Ciderville defies simple categorization: It’s a country music store, it’s a live music venue, it offers music lessons from area bluegrass musicians, and it’s something of a flea market, but it’s also home to an array of utterly unique installations, monuments, and folk art. One thing it does not do is sell cider. Not anymore, at least.
Owner and musician David West was born on the property, nestled along the Old Dixie Highway, which his family has owned for generations. To hear West tell it, an accomplished Texas muralist fell in love with the surrounding area in 1958 and rented studio space on his family’s land. After the muralist’s wife expressed an interest in making cider, the Texan built her a cidery on the West’s lot. Within two weeks, she lost interest in the venture and the cidery fell to the 13-year-old West.

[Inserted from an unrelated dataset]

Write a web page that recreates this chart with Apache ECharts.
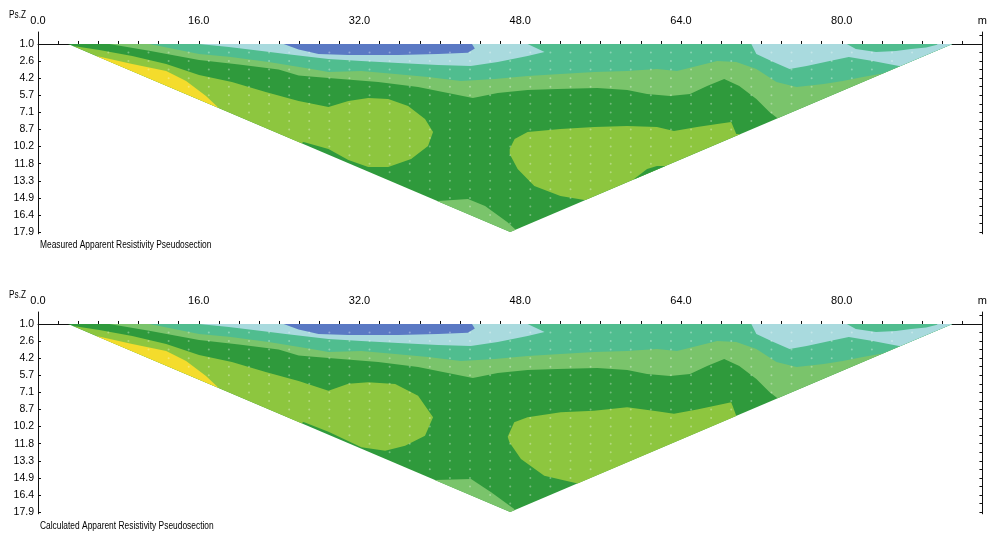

Being the only game in town—as far as drinking establishments went in this rural area at the time—the cidery became a popular hangout for country musicians traveling along the Dixie Highway, according to West. Spending so much time with the songwriters, a young West took up guitar and banjo himself and continued collecting, learning, and trading instruments through his teenage years until gradually the music replaced the cider.
Today, there is a “Music Barn” that has hosted Chet Atkins, Bill Carlisle, and Kenny Chesney, according to West. The music shop sells a host of bluegrass instruments from guitars to banjos and harmonicas, and a non-musical section offers vintage trinkets, t-shirts, and merchandise, but it’s the non-commercial aspects of Ciderville that is truly confounding.
There’s a car half-crashed through the front of the building, hearkening, as West said, to a time a Cadillac actually crashed into the store; There’s a 9-foot tall rooster in the parking lot named “Ro-Ho” in reference to a 1966 Archie Campbell song about cockfighting; There’s a trio of rusted out, decades-old pick-up trucks with an eerie set of scarecrows behind each wheel; There’s a Cessna rather subtly crashed into a hillside below the parking lot; a wooden Noah’s Ark full of ceramic ducks; And a magnolia tree that is—as a wooden sign reads—“from [the] white house / took [sic] by President Andrew Jackson.”
The closest West comes to explaining Ciderville’s perplexing outdoor art is that he was once in the monument business and thought the installations might draw in more business. Come for the music, stay for the questions.